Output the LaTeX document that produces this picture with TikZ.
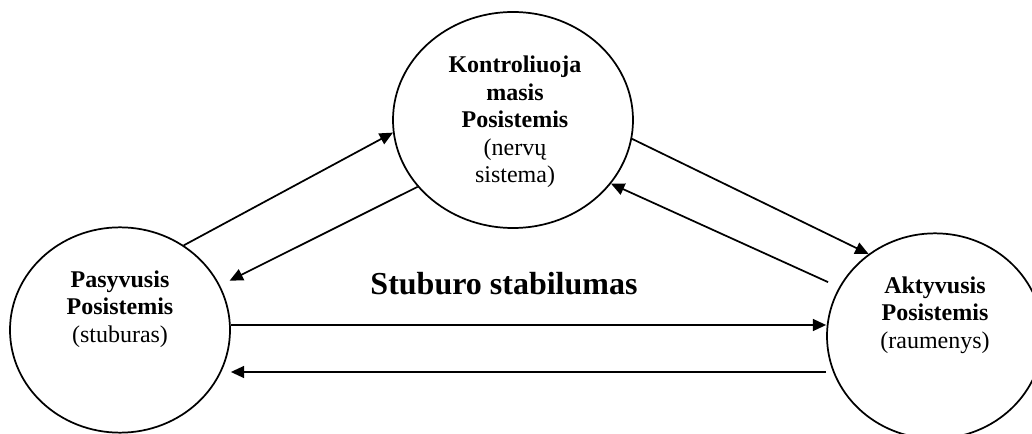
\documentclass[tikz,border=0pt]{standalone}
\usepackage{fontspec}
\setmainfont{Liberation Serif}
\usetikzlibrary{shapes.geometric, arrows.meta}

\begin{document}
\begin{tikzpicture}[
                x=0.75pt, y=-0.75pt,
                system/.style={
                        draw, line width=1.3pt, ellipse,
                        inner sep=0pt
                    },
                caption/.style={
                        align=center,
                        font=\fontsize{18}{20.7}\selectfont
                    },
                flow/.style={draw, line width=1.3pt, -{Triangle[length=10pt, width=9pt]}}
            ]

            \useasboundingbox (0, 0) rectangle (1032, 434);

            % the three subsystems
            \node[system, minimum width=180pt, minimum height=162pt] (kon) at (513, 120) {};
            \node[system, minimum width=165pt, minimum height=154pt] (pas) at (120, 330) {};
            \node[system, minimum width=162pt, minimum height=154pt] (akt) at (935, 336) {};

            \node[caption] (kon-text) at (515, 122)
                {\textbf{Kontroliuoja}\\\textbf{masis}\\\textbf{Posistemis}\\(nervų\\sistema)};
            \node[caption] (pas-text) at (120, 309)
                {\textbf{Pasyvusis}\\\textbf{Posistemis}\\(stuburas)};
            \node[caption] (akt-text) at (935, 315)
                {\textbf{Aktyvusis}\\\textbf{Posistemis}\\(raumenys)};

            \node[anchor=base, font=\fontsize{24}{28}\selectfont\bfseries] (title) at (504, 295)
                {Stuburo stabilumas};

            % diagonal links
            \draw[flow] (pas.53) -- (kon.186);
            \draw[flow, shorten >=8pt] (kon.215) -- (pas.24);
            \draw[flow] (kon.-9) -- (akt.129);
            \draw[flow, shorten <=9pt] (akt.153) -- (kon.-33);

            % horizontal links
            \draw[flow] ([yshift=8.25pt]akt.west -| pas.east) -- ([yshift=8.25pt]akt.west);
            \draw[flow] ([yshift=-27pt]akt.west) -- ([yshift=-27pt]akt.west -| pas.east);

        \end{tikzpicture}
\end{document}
....................
### What the task asks
Return all of the data exactly as written, and drop the pictures.

### Solved problem
Output the LaTeX document that produces this picture with TikZ.
\documentclass[tikz,border=0pt]{standalone}
\usepackage{fontspec}
\setmainfont{Liberation Serif}
\usetikzlibrary{shapes.geometric, arrows.meta}

\begin{document}
\begin{tikzpicture}[
                x=0.75pt, y=-0.75pt,
                system/.style={
                        draw, line width=1.3pt, ellipse,
                        inner sep=0pt
                    },
                caption/.style={
                        align=center,
                        font=\fontsize{18}{20.7}\selectfont
                    },
                flow/.style={draw, line width=1.3pt, -{Triangle[length=10pt, width=9pt]}}
            ]

            \useasboundingbox (0, 0) rectangle (1032, 434);

            % the three subsystems
            \node[system, minimum width=180pt, minimum height=162pt] (kon) at (513, 120) {};
            \node[system, minimum width=165pt, minimum height=154pt] (pas) at (120, 330) {};
            \node[system, minimum width=162pt, minimum height=154pt] (akt) at (935, 336) {};

            \node[caption] (kon-text) at (515, 122)
                {\textbf{Kontroliuoja}\\\textbf{masis}\\\textbf{Posistemis}\\(nervų\\sistema)};
            \node[caption] (pas-text) at (120, 309)
                {\textbf{Pasyvusis}\\\textbf{Posistemis}\\(stuburas)};
            \node[caption] (akt-text) at (935, 315)
                {\textbf{Aktyvusis}\\\textbf{Posistemis}\\(raumenys)};

            \node[anchor=base, font=\fontsize{24}{28}\selectfont\bfseries] (title) at (504, 295)
                {Stuburo stabilumas};

            % diagonal links
            \draw[flow] (pas.53) -- (kon.186);
            \draw[flow, shorten >=8pt] (kon.215) -- (pas.24);
            \draw[flow] (kon.-9) -- (akt.129);
            \draw[flow, shorten <=9pt] (akt.153) -- (kon.-33);

            % horizontal links
            \draw[flow] ([yshift=8.25pt]akt.west -| pas.east) -- ([yshift=8.25pt]akt.west);
            \draw[flow] ([yshift=-27pt]akt.west) -- ([yshift=-27pt]akt.west -| pas.east);

        \end{tikzpicture}
\end{document}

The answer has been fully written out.